Lo’s Decision-Making
I spent a fair amount of time internally shouting at Lo. She’s older and steadier, but still gullible at key moments, which can be frustrating – even if it keeps the plot burning.
Frequently Asked Questions About The Woman In Suite 11
Do I need to read The Woman In Cabin 10 first?
In my opinion, yes. While The Woman in Suite 11 can technically stand alone, you’ll catch extra character nuance if you’ve read Cabin 10 first, and you’ll have a much better understanding of what’s happening in Suite 11.
Is this a locked-room mystery like Cabin 10?
Not exactly. It starts with luxe-hotel intrigue, then widens into a continent-hopping chase with shifting loyalties. If you like “who can I trust?” thrillers, you’re in the sweet spot.

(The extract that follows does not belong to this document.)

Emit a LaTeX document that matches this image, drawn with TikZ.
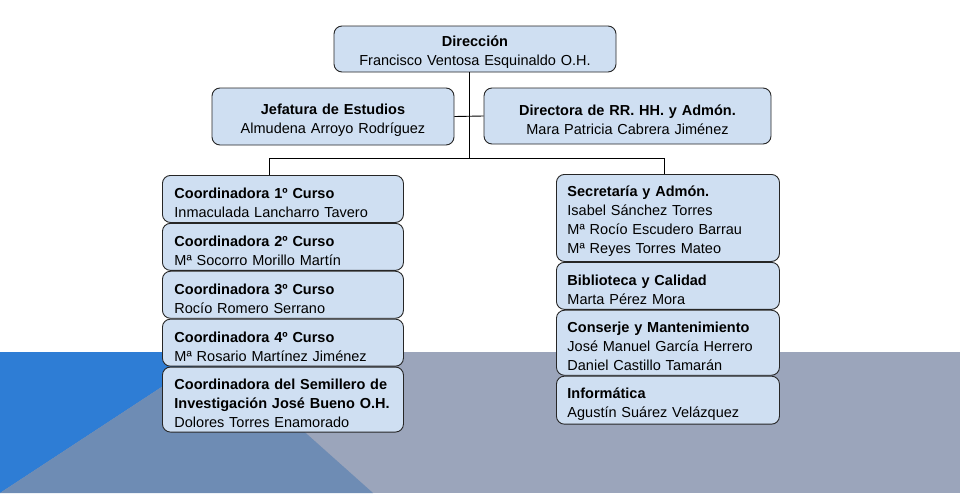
\documentclass[tikz,border=0pt]{standalone}
\usepackage{fontspec}
\setmainfont{Liberation Sans}
\usepackage{tikz}
\usetikzlibrary{positioning,calc}

\definecolor{boxblue}{HTML}{CFDFF2}
\definecolor{slideblue}{HTML}{2E7DD5}
\definecolor{slidemid}{HTML}{6E8CB4}
\definecolor{slidegray}{HTML}{9BA5BB}
\newcommand{\headstrut}{\rule{0pt}{18pt}}

\begin{document}
\begin{tikzpicture}[
    x=1pt, y=-1pt,
    node distance=0pt,
    unit/.style={rectangle, draw=black!85, line width=0.9pt, rounded corners=8pt, fill=boxblue, inner sep=0pt, font=\fontsize{14.5}{19}\selectfont, execute at begin node={\headstrut}},
    topunit/.style={unit, align=center},
    leftunit/.style={unit, align=left, text width=217pt, minimum width=241pt, minimum height=47pt},
    rightunit/.style={unit, align=left, text width=201pt, minimum width=223pt, minimum height=47pt},
    link/.style={draw, line width=0.9pt}
]

% Slide background
\useasboundingbox (0,0) rectangle (960,493);
\fill[white] (0,0) rectangle (960,352);
\fill[slidegray] (0,352) rectangle (960,493);
\fill[slideblue] (0,352) -- (215,352) -- (0,493) -- cycle;
\fill[slidemid] (215,352) -- (373,493) -- (0,493) -- cycle;

% Direction
\node[topunit, text width=270pt, minimum width=282pt, minimum height=46pt] (dir) at (475,49) {\textbf{Dirección}\\Francisco Ventosa Esquinaldo O.H.};
\node[topunit, text width=230pt, minimum width=242pt, minimum height=57pt] (jefatura) at (333,116.5) {\textbf{Jefatura de Estudios}\\Almudena Arroyo Rodríguez};
\node[topunit, text width=275pt, minimum width=287pt, minimum height=56pt] (rrhh) at (627.5,116) {\textbf{Directora de RR. HH. y Admón.}\\Mara Patricia Cabrera Jiménez};

% Coordinators
\node[leftunit, anchor=north west] (coord1) at (162,175) {\textbf{Coordinadora 1º Curso}\\Inmaculada Lancharro Tavero};
\node[leftunit, below=of coord1] (coord2) {\textbf{Coordinadora 2º Curso}\\Mª Socorro Morillo Martín};
\node[leftunit, below=of coord2] (coord3) {\textbf{Coordinadora 3º Curso}\\Rocío Romero Serrano};
\node[leftunit, below=of coord3] (coord4) {\textbf{Coordinadora 4º Curso}\\Mª Rosario Martínez Jiménez};
\node[leftunit, below=of coord4, minimum height=65pt] (semillero) {\textbf{Coordinadora del Semillero de}\\\textbf{Investigación José Bueno O.H.}\\Dolores Torres Enamorado};

% Services
\node[rightunit, anchor=north west, minimum height=87pt] (secretaria) at (556,174) {\textbf{Secretaría y Admón.}\\Isabel Sánchez Torres\\Mª Rocío Escudero Barrau\\Mª Reyes Torres Mateo};
\node[rightunit, below=of secretaria] (biblioteca) {\textbf{Biblioteca y Calidad}\\Marta Pérez Mora};
\node[rightunit, below=of biblioteca, minimum height=65pt] (conserje) {\textbf{Conserje y Mantenimiento}\\José Manuel García Herrero\\Daniel Castillo Tamarán};
\node[rightunit, below=of conserje, minimum height=48pt] (informatica) {\textbf{Informática}\\Agustín Suárez Velázquez};

% Lines
\coordinate (trunk) at (469,158);
\coordinate (lbranch) at (269,158);
\coordinate (rbranch) at (664,158);
\draw[link] (dir.south -| trunk) -- (trunk);
\draw[link] (jefatura.east) -- (rrhh.west);
\draw[link] (coord1.north -| lbranch) |- (rbranch) -- (rbranch |- secretaria.north);

\end{tikzpicture}
\end{document}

How intense/graphic is it?
Tense and propulsive, light on gore. Expect peril, surveillance, and manipulation rather than graphic violence.
Would this be good for book clubs? What would we discuss?
Yes, it would be a good book club pick. Discussion topics could be power and access (media vs. money), motherhood/career pressure, bystander ethics, and the cost of trusting (or doubting) strangers. You can also compare how Ware builds tension in public, glamorous spaces vs. true locked rooms.
If I liked The It Girl or One By One, will I like this?
Likely. This pairs glamour + high stakes like One by One with the identity/trust questions fans enjoyed in The It Girl – but with Lo Blacklock back at the center.
Conclusion
Ware brings back Lo Blacklock with a slick, jet-set thriller that trades four walls for wide-open danger: glittering hotel corridors, midnight phone calls, and a trail that keeps moving just out of reach. The pleasure here is the pace and paranoia—short, cliffy chapters; shifting stories; and the queasy question of who’s using whom. It’s less “classic locked room” and more glamour-meets-peril, which fits Lo’s world and Ware’s talent for high-gloss tension. If you want a tightly wound puzzle with minimal gore – and a heroine walking the line between instinct and risk – this is a 4-star, easy-recommend. When you’re done, compare notes with The Woman in Cabin 10 for how Ware handles isolation vs. motion.
📚 Did You Know?
Lo Blacklock returns. Ruth Ware rarely revisits a previous protagonist; this is a standout return to Lo’s voice and POV.